======== Records provided ========
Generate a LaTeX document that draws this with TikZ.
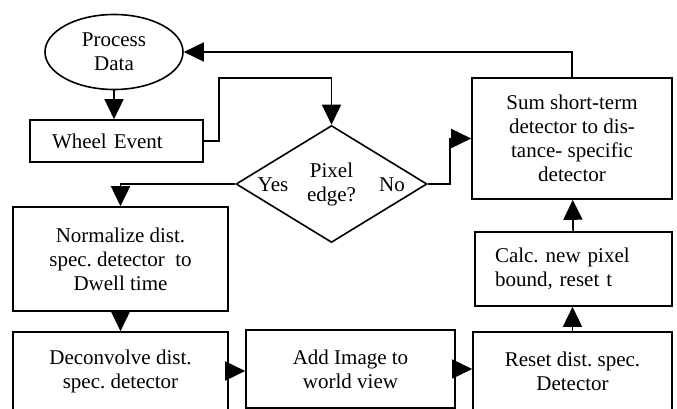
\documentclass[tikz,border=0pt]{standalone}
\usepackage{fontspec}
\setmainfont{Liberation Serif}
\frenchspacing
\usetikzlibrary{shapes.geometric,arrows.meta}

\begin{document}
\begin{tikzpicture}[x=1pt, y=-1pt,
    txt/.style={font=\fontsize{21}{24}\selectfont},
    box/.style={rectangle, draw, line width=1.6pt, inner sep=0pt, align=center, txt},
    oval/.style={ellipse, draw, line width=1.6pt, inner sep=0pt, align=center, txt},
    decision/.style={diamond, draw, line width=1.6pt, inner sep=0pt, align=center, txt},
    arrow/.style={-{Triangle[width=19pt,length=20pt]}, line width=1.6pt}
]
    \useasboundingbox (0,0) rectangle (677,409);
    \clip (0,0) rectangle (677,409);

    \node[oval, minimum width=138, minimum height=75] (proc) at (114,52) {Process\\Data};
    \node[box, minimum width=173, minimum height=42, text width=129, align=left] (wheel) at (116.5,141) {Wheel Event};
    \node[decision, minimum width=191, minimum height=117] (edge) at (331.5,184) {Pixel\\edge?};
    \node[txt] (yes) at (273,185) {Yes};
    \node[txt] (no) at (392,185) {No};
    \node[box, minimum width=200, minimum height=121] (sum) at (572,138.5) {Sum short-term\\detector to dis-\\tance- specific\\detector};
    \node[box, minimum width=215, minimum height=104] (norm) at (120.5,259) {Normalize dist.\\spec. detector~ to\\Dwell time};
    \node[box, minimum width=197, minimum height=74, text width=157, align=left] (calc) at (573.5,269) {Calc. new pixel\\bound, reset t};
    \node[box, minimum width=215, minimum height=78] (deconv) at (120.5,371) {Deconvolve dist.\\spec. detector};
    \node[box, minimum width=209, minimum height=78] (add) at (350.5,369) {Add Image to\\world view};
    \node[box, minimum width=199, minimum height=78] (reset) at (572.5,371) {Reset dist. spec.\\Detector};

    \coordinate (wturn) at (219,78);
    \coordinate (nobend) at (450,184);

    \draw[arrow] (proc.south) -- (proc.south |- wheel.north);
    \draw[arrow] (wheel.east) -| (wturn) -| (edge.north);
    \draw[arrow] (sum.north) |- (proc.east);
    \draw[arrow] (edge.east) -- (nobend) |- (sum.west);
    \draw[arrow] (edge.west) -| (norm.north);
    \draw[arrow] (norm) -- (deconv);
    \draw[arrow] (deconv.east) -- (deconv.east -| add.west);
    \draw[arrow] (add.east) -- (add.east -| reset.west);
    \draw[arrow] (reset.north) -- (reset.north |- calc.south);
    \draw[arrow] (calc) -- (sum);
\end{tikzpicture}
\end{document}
========
======== Records provided ========
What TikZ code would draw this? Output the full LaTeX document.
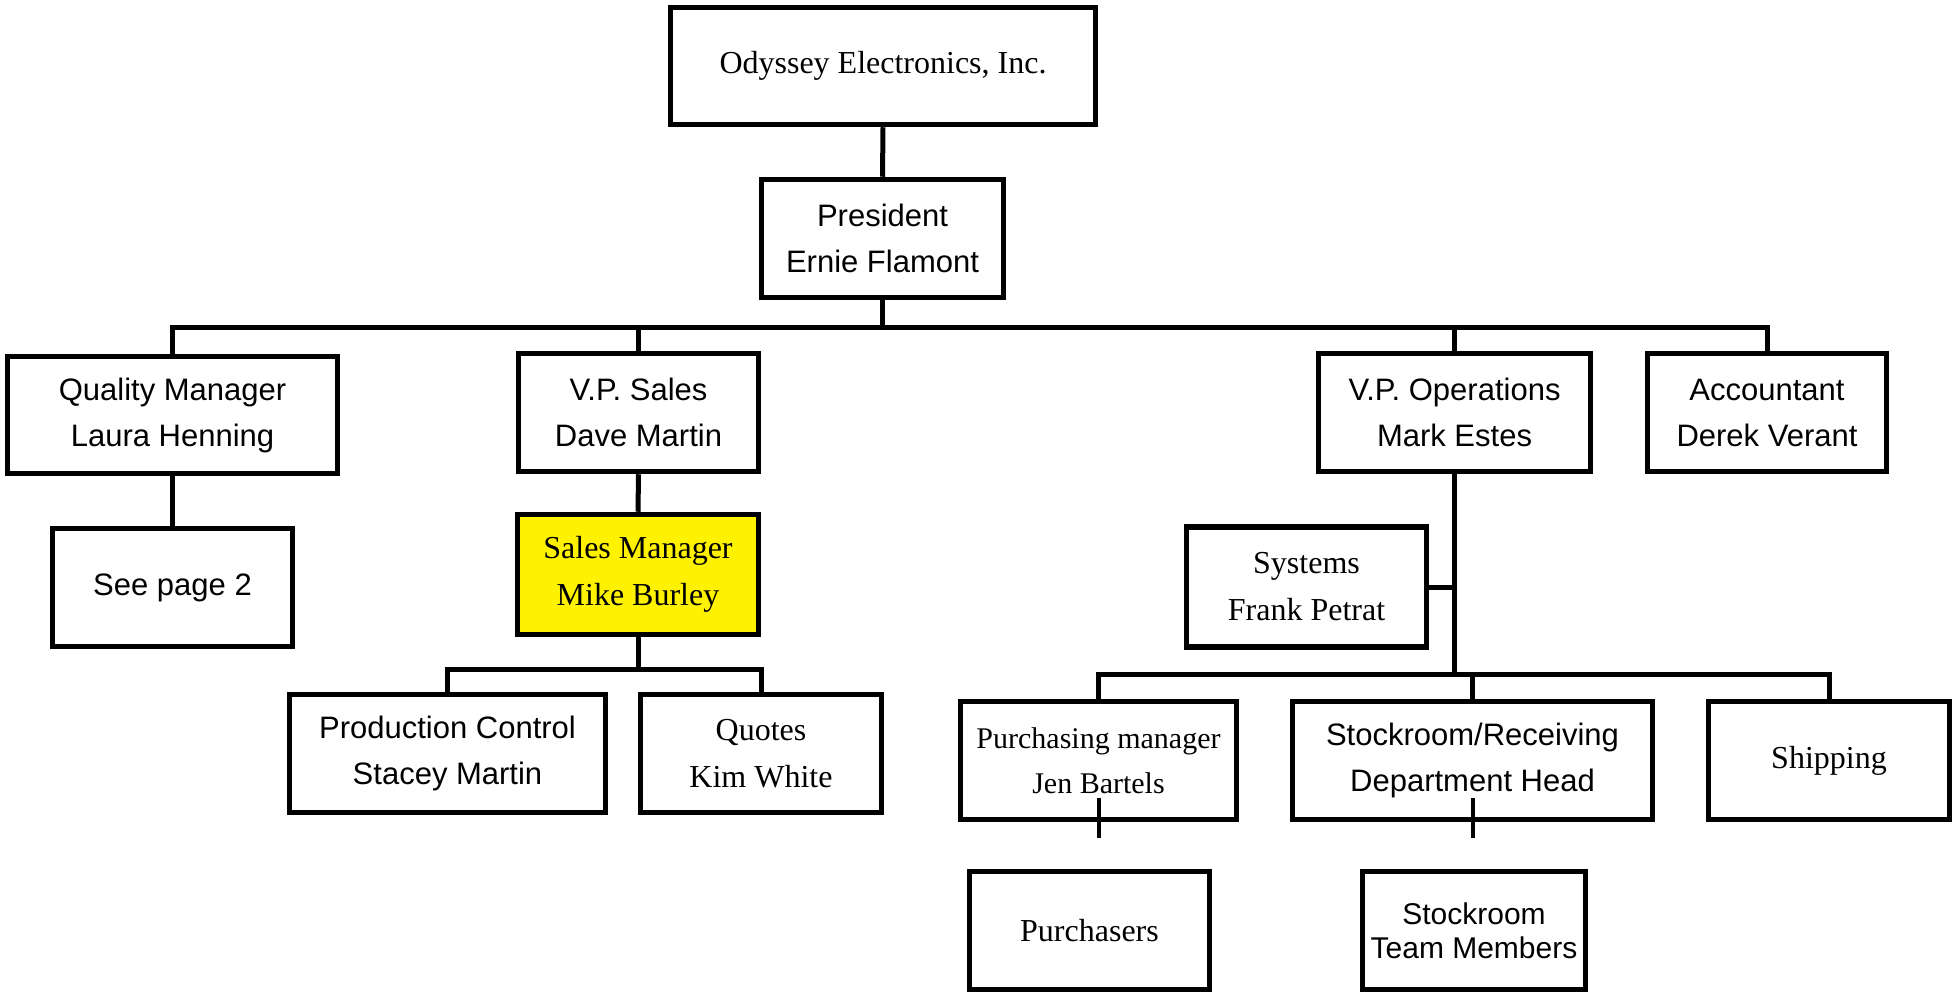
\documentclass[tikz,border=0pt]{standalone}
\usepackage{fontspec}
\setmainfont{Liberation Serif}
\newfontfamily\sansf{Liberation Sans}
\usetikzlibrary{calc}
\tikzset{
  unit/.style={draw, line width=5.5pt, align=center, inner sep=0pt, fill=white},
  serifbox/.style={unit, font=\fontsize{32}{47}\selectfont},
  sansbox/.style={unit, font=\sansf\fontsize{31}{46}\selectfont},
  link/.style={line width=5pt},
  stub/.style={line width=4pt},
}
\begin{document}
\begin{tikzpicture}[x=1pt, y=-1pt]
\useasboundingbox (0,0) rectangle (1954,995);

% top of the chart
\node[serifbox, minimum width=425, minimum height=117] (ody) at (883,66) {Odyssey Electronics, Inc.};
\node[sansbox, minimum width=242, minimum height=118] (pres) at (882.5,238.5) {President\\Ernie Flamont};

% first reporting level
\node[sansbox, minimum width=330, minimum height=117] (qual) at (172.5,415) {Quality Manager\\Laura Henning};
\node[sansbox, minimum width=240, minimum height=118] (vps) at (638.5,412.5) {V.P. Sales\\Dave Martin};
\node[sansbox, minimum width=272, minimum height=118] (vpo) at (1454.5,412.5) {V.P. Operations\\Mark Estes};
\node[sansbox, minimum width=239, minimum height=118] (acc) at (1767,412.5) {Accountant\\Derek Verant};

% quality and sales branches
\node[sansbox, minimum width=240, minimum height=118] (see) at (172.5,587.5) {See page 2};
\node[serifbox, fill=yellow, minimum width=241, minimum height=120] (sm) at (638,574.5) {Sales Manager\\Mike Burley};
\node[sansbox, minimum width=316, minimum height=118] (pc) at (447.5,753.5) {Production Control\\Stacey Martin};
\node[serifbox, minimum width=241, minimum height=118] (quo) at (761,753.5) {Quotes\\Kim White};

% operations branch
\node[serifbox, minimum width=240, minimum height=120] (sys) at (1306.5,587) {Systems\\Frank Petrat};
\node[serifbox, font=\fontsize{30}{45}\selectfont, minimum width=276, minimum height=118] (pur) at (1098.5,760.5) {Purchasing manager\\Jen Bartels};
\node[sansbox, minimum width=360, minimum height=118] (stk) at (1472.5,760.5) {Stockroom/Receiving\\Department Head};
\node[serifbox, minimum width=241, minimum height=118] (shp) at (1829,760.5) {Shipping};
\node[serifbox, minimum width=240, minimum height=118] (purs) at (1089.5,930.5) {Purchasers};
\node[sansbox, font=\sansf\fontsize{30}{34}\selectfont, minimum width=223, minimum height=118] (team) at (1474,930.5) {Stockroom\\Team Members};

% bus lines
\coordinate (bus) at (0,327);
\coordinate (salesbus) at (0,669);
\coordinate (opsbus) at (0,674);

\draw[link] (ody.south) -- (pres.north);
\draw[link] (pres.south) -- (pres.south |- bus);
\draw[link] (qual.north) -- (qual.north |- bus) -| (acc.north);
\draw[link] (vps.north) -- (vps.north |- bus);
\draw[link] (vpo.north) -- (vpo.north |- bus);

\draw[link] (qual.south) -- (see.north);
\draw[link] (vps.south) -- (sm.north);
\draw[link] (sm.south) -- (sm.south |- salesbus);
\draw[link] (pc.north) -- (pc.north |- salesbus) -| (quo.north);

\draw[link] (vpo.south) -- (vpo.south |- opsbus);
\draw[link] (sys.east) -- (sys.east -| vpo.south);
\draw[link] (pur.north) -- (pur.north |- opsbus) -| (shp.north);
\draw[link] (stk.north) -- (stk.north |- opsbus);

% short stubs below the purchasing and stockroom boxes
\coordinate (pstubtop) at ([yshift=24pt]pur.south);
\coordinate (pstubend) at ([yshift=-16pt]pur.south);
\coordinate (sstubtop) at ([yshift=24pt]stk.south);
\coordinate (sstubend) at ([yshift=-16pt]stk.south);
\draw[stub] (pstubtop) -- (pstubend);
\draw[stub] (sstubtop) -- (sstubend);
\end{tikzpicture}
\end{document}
========
[Goal]
Give back only the lines from the one holding "What TikZ code" through the one holding "minimum height=118] (quo)", both kept, exactly as written. Omit the images.

[The response]
What TikZ code would draw this? Output the full LaTeX document.
\documentclass[tikz,border=0pt]{standalone}
\usepackage{fontspec}
\setmainfont{Liberation Serif}
\newfontfamily\sansf{Liberation Sans}
\usetikzlibrary{calc}
\tikzset{
  unit/.style={draw, line width=5.5pt, align=center, inner sep=0pt, fill=white},
  serifbox/.style={unit, font=\fontsize{32}{47}\selectfont},
  sansbox/.style={unit, font=\sansf\fontsize{31}{46}\selectfont},
  link/.style={line width=5pt},
  stub/.style={line width=4pt},
}
\begin{document}
\begin{tikzpicture}[x=1pt, y=-1pt]
\useasboundingbox (0,0) rectangle (1954,995);

% top of the chart
\node[serifbox, minimum width=425, minimum height=117] (ody) at (883,66) {Odyssey Electronics, Inc.};
\node[sansbox, minimum width=242, minimum height=118] (pres) at (882.5,238.5) {President\\Ernie Flamont};

% first reporting level
\node[sansbox, minimum width=330, minimum height=117] (qual) at (172.5,415) {Quality Manager\\Laura Henning};
\node[sansbox, minimum width=240, minimum height=118] (vps) at (638.5,412.5) {V.P. Sales\\Dave Martin};
\node[sansbox, minimum width=272, minimum height=118] (vpo) at (1454.5,412.5) {V.P. Operations\\Mark Estes};
\node[sansbox, minimum width=239, minimum height=118] (acc) at (1767,412.5) {Accountant\\Derek Verant};

% quality and sales branches
\node[sansbox, minimum width=240, minimum height=118] (see) at (172.5,587.5) {See page 2};
\node[serifbox, fill=yellow, minimum width=241, minimum height=120] (sm) at (638,574.5) {Sales Manager\\Mike Burley};
\node[sansbox, minimum width=316, minimum height=118] (pc) at (447.5,753.5) {Production Control\\Stacey Martin};
\node[serifbox, minimum width=241, minimum height=118] (quo) at (761,753.5) {Quotes\\Kim White};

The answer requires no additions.